WHAT YOU HAVE TO DO | Gather up every line that includes the string "this".

§

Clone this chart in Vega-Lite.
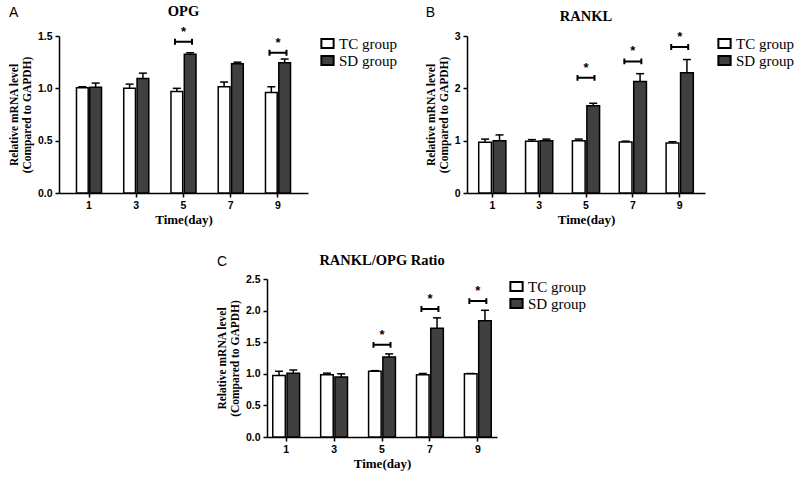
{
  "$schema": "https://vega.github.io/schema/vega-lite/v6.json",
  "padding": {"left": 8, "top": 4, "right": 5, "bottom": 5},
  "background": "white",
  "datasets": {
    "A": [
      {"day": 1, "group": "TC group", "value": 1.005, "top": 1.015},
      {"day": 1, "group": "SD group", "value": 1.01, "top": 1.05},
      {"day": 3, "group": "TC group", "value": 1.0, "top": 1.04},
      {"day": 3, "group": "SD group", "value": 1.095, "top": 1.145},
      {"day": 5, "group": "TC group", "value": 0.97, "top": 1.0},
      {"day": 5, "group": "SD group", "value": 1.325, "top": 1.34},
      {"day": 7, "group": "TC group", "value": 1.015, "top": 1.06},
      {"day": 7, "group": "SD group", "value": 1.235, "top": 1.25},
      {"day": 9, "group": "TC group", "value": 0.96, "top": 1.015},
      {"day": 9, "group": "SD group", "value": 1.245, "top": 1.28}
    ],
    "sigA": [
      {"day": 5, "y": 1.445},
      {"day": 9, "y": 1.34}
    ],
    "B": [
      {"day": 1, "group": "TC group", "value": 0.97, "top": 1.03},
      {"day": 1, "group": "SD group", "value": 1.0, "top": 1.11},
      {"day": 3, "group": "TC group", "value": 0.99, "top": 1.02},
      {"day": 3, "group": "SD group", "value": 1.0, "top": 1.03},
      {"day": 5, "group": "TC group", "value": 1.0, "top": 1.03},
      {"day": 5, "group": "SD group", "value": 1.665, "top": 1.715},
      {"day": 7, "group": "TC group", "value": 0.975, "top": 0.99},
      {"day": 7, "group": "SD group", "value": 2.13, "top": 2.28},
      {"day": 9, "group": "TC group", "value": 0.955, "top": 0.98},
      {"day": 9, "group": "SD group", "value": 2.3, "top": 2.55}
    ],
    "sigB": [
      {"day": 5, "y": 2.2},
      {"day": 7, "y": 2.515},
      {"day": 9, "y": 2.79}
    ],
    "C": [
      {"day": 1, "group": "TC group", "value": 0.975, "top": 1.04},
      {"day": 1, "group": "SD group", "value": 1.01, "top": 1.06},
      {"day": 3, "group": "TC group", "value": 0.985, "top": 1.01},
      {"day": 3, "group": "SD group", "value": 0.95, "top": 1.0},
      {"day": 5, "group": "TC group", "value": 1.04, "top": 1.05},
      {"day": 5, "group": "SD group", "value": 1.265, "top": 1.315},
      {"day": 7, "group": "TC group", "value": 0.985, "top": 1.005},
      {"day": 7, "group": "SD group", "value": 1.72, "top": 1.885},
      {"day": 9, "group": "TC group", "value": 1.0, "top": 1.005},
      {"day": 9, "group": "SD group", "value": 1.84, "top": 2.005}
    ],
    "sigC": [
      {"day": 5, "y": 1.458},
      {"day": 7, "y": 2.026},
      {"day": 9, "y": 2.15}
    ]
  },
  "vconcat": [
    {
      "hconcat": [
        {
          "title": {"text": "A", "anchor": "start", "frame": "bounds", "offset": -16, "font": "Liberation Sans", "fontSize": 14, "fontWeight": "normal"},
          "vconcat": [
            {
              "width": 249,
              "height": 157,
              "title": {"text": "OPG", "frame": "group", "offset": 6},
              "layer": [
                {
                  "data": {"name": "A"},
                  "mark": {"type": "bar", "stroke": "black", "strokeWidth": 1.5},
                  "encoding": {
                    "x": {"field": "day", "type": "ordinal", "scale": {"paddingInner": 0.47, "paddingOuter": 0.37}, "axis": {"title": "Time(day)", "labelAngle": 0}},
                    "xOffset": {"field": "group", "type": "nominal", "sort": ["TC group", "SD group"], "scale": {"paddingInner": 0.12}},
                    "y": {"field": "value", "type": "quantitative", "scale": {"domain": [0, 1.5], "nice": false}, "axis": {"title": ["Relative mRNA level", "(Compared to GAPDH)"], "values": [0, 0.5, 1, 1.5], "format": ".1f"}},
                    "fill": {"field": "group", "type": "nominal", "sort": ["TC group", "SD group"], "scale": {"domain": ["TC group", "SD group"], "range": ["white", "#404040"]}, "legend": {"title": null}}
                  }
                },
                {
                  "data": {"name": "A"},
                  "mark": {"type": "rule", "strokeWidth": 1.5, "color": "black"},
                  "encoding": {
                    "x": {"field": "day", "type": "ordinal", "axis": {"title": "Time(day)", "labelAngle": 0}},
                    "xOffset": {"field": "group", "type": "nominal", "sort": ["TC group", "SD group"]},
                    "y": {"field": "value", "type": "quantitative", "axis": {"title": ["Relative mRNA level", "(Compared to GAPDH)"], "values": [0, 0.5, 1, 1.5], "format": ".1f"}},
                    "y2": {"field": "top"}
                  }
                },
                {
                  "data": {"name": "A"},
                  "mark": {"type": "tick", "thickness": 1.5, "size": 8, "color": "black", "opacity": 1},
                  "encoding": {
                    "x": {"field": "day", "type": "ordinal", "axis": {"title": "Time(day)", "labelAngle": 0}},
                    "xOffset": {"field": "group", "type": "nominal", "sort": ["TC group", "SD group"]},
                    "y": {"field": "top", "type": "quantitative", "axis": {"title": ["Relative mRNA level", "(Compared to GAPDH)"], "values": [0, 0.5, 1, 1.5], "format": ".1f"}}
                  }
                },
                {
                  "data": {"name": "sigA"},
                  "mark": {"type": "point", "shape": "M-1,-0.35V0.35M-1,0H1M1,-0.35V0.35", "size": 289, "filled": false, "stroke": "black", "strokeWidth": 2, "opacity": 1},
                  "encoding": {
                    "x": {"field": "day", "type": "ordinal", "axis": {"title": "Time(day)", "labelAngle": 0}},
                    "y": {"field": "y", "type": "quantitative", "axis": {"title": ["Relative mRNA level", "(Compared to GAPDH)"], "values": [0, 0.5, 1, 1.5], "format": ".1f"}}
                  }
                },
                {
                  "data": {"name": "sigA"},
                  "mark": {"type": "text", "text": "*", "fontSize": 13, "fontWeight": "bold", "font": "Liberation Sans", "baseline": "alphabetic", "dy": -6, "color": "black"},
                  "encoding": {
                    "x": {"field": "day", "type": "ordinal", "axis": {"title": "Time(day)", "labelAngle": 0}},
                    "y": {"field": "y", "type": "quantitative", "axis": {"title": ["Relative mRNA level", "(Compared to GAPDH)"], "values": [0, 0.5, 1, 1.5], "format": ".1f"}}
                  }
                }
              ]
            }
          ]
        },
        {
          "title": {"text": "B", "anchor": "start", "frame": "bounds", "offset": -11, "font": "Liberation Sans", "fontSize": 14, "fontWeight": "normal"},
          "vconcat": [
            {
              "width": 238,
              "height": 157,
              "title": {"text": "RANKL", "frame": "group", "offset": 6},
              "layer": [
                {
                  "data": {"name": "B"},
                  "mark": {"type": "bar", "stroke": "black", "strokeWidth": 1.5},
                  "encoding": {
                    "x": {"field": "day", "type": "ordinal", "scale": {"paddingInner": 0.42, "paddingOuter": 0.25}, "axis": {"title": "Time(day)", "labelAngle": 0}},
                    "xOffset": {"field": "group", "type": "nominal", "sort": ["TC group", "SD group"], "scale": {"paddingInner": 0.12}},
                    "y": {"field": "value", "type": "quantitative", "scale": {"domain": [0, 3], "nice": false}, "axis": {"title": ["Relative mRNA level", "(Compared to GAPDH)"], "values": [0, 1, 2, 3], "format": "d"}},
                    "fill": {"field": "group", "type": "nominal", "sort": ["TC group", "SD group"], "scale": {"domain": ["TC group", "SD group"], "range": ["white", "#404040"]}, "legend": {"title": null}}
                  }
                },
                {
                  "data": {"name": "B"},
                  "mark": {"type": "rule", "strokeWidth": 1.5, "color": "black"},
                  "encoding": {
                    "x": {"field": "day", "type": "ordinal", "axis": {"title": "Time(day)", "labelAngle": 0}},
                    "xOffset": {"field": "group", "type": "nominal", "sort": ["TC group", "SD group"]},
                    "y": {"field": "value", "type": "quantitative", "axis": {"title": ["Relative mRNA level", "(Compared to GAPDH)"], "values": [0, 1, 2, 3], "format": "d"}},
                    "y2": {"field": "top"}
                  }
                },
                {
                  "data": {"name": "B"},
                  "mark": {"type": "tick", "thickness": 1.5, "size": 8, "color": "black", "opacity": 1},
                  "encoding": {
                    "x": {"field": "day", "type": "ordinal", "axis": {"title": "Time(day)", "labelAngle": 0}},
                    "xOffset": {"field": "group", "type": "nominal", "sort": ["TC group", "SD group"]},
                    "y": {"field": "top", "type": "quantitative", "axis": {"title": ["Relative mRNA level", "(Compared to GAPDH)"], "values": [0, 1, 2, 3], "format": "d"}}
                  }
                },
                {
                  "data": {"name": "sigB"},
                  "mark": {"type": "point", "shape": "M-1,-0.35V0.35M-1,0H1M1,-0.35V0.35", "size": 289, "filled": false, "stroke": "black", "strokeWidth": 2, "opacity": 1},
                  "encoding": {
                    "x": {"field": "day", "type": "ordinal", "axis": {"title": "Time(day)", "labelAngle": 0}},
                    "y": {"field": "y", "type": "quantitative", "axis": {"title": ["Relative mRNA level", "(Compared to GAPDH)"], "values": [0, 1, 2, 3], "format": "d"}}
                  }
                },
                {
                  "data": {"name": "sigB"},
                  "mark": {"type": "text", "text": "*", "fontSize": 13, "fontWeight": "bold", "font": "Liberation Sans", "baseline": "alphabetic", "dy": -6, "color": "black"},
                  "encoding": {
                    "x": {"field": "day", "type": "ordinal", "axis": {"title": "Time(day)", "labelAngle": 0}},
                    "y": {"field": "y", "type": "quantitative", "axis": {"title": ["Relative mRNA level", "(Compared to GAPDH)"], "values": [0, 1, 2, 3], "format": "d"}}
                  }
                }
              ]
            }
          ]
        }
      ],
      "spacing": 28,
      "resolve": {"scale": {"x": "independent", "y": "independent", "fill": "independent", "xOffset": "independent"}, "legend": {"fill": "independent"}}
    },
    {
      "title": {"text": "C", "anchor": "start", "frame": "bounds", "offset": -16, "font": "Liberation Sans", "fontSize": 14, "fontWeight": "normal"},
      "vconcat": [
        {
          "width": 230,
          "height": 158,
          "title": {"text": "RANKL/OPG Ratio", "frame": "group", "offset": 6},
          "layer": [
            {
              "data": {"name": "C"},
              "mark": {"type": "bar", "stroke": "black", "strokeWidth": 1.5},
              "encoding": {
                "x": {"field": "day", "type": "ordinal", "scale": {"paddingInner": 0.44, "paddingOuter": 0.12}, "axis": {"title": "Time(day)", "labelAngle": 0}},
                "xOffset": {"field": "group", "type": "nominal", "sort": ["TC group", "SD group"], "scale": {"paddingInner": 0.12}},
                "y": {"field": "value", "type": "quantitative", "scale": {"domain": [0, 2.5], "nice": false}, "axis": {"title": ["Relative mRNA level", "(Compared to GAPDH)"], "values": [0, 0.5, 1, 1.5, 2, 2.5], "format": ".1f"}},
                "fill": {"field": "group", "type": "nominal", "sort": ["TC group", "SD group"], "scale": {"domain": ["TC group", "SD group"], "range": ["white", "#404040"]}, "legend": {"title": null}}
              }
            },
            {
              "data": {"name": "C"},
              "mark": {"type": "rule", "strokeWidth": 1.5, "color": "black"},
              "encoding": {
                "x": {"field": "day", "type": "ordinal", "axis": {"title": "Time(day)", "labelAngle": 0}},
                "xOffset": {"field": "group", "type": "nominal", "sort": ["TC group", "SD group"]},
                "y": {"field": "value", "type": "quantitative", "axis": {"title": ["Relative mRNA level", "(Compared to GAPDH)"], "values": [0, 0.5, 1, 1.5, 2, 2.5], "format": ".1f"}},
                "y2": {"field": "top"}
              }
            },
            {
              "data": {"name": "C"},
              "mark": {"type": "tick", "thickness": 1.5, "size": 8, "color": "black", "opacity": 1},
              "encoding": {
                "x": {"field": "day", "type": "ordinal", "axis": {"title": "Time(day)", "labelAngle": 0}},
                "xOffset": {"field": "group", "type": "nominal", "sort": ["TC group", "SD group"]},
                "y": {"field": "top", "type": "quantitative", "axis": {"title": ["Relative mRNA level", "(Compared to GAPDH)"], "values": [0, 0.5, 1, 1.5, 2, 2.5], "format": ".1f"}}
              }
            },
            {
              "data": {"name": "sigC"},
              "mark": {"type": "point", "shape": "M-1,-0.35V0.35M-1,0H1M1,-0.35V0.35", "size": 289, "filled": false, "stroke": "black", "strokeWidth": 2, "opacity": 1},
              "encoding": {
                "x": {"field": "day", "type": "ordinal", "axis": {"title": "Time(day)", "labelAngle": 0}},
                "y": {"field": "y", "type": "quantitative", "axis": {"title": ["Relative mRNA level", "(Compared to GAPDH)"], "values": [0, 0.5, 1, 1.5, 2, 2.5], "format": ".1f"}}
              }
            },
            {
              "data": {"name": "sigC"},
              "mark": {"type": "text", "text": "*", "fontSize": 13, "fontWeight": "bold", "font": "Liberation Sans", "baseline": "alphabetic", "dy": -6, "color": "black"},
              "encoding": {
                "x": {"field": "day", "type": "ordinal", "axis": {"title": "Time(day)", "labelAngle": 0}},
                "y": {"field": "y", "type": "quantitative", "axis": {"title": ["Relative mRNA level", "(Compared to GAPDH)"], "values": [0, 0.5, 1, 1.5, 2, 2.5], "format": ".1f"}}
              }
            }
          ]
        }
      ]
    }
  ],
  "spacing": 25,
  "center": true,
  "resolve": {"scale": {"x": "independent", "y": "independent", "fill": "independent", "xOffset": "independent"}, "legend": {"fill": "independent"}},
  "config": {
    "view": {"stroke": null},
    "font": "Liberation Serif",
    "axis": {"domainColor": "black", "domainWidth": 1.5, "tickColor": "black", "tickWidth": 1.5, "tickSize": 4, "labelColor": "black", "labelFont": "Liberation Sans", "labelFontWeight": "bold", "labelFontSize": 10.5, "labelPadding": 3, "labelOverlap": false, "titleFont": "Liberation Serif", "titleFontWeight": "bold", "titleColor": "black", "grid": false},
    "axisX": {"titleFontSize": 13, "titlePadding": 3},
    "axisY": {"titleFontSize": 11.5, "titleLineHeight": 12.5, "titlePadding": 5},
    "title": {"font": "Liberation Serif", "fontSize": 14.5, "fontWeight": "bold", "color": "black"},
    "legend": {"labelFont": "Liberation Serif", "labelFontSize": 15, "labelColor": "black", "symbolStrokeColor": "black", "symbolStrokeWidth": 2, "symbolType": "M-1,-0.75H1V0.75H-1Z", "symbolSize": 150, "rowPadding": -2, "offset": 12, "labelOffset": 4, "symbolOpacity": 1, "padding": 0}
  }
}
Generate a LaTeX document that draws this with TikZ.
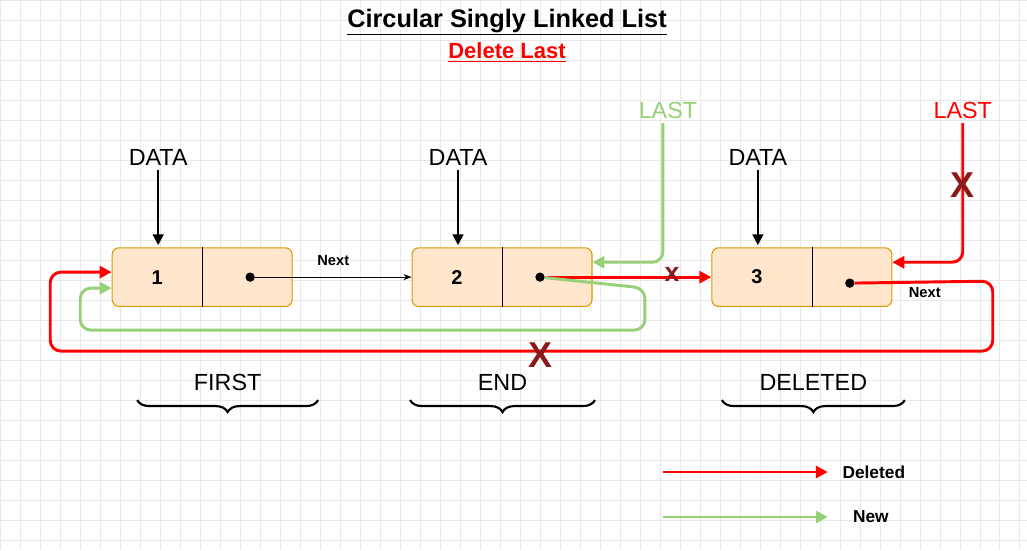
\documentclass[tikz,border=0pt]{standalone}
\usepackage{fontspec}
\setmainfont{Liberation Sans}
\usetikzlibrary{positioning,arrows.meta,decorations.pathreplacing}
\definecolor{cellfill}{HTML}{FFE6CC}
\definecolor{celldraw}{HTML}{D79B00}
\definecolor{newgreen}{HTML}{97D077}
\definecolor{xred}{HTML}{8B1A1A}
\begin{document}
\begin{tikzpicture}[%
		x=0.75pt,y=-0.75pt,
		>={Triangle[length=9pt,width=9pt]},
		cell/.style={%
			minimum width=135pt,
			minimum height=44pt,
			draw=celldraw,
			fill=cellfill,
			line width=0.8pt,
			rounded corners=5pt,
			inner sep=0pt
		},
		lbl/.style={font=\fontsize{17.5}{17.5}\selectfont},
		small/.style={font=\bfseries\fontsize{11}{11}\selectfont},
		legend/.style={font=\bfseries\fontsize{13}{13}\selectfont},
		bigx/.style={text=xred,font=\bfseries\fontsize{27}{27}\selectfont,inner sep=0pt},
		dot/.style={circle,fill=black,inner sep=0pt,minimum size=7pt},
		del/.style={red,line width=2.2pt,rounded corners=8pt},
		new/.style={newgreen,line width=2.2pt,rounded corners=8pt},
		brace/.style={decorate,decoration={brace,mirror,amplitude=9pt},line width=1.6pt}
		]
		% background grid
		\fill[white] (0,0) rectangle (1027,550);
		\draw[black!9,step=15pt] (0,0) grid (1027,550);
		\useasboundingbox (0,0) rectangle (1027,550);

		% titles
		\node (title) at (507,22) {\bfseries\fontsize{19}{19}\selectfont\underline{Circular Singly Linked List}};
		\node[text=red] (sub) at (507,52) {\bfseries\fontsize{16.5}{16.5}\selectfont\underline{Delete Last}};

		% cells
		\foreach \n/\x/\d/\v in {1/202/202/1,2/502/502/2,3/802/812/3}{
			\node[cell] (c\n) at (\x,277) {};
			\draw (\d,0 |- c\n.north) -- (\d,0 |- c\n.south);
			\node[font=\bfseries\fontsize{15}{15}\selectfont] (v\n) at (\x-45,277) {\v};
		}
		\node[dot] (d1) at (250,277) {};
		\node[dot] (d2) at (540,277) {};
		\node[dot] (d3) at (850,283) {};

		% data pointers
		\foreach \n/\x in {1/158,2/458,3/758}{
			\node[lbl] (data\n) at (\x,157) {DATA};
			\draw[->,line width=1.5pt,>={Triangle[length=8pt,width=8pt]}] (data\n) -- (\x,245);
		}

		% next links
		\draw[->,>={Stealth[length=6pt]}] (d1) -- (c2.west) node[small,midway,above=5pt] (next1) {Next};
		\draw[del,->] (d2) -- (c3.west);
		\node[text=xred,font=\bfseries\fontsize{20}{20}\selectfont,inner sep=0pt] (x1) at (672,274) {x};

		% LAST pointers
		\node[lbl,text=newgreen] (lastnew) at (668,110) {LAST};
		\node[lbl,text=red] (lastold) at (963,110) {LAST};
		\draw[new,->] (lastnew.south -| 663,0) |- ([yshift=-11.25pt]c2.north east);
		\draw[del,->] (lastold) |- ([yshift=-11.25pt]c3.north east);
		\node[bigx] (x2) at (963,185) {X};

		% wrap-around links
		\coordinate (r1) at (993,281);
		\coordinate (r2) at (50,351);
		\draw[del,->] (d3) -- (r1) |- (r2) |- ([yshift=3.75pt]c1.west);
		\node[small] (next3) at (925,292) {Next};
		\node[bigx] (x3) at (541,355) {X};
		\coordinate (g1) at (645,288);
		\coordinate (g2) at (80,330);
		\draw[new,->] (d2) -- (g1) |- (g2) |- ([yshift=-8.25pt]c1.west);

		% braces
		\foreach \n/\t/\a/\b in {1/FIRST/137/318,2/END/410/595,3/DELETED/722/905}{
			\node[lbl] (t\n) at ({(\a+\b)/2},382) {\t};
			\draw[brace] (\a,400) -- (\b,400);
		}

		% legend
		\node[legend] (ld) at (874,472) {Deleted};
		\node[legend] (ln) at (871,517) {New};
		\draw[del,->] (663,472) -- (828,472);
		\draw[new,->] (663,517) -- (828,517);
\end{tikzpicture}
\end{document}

§

PROBLEM SOLUTION |
Clone this chart in Vega-Lite.
Generate a LaTeX document that draws this with TikZ.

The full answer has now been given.